1.7 million Canadian households , including over a million children, experience food insecurity. Rural, remote and indigenous communities are particularly affected; single mothers and their children suffer disproportionately. Food insecurity is a direct result of low wages, insufficient income assistance rates, and other barriers to the purchase of adequate, nutritious foods. Its impacts include poor development in children, lost educational opportunities, extreme stress and other psychological harms.

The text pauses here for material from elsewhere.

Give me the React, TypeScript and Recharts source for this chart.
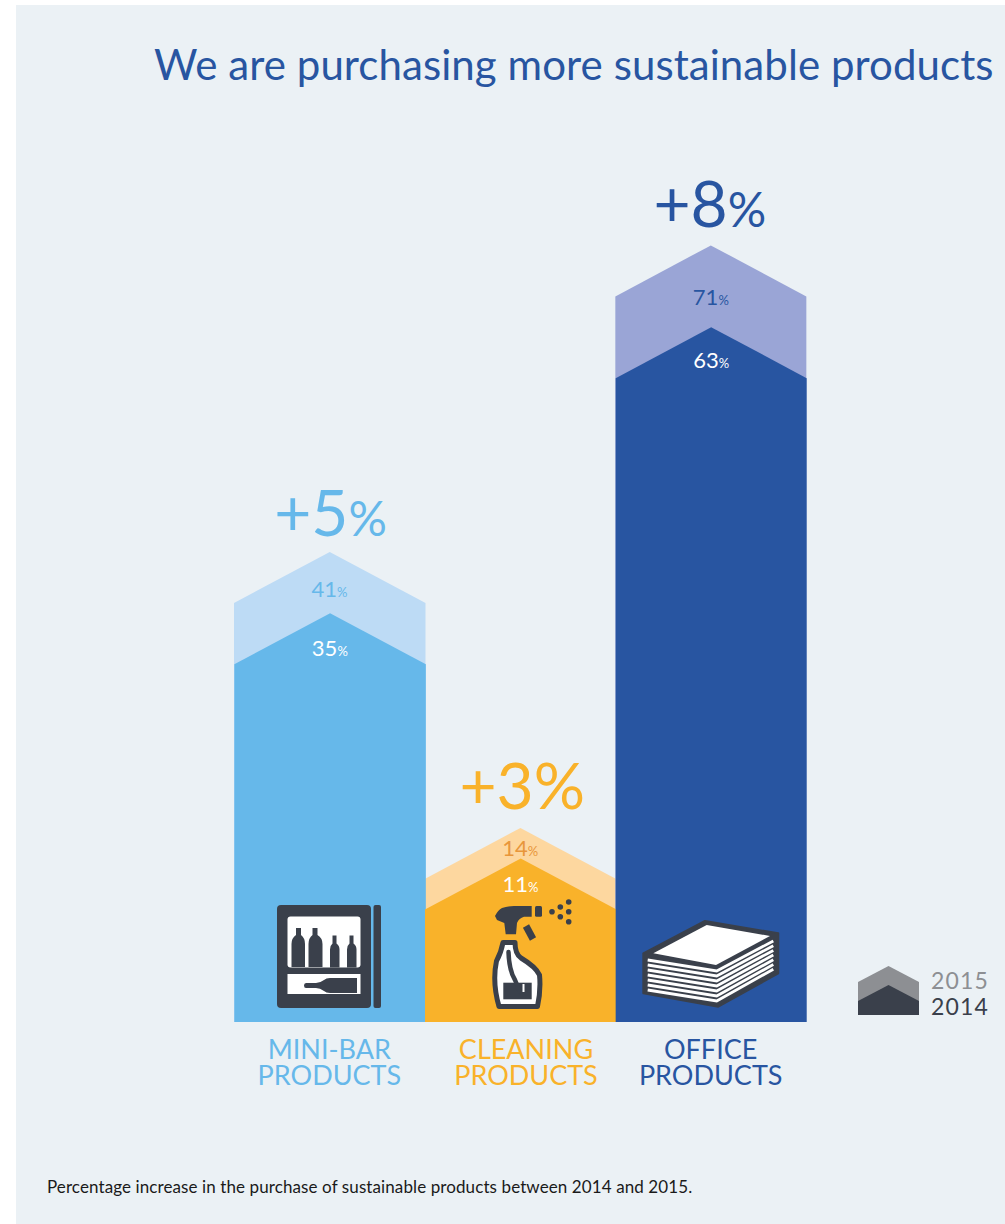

The BCCLA embarked on our Right to Food project in 2014 to assess what food insecurity looks like for families in BC, and to consider whether a case can be made for a constitutional right to food protected by the Canadian Charter of Rights and Freedoms. We travelled around the province, hearing stories about people’s experiences of food insecurity and the challenges they face in putting adequate, nutritious food on their families’ tables. We also explored the ways in which low income individuals and communities have used the law to advance their rights in court. Looking at the successes and failures that people experiencing homelessness, extreme poverty and other violations of what are called “economic and social rights” have had in the courts, we’ve drawn lessons from these cases to inform our analysis of how Canadian law can and should protect the right to food.